Compensating the former commercial farmers is seen as key to unlocking fresh financing for the country as well as restoring relations with the international community.

Mnangagwa has pledged to compensate the farmers, but the Treasury says it does not presently have funds to commit to this exercise.

“While work on the extent of government’s obligations is still to be finalised, the resources required to compensate and put closure to this important issue (compensation of

displaced commercial farmers) is

obviously beyond the capacity of budget to finance,” the Treasury

said in its investment and expenditure plan for 2019 booklet released this month.

Finance Minister Mthuli Ncube said in the 2019 budget statement last month the government was still working on determining the amount it had to pay to the displaced farmers.

Treasury has emphasised that there is no room to cater for the compensation of the commercial farmers through budget provisions.

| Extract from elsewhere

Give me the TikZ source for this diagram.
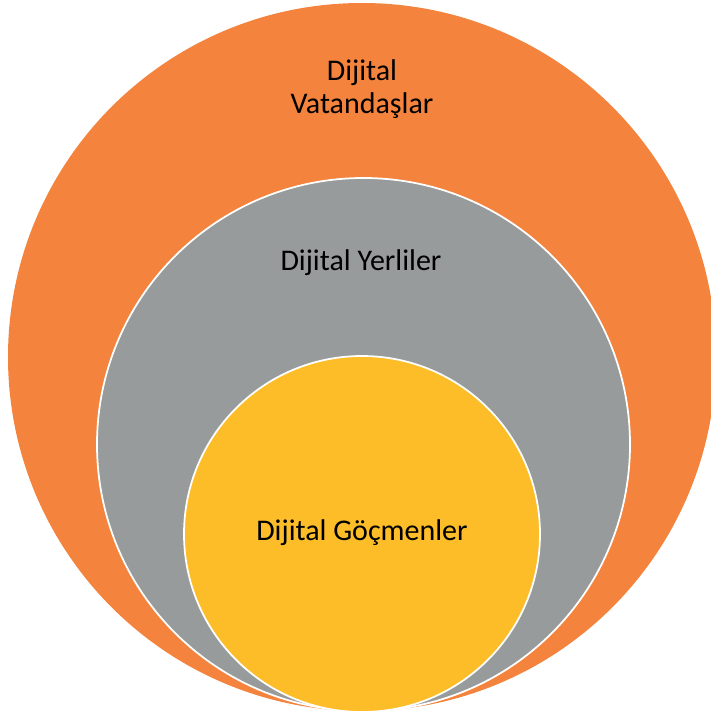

Zimbabwe has other pressing financial obligations such as settling debt and arrears owed to the World Bank and African Development Bank among other international lenders.

Ncube is also reviewing the funding mechanisms for input support schemes and wants the private sector to be more involved in funding agriculture. His concerns come after “expenditure on agriculture reached $1.1billion as at August 2018” against a budget target of $401million.

Ncube, who has been criticised for austerity measures to jump-start Zimbabwe’s economy, said he wanted banks and contractors to fund farmers. He said last week that the government would address concerns raised by banking institutions over farm leases given to the new black farmers.

“We will address the concerns that banks have brought forward about the 99-year land leases,” he said.

The government is now “mobilising strategies and finance mechanisms are being pursued” and these include the setting up of a land bank.

Mnangagwa has said there was no going back on the land takeover issue in Zimbabwe despite the controversy that dogged the initiative and how it cut agricultural productivity, leaving the once breadbasket of the region as a net importer of grains such as wheat and maize.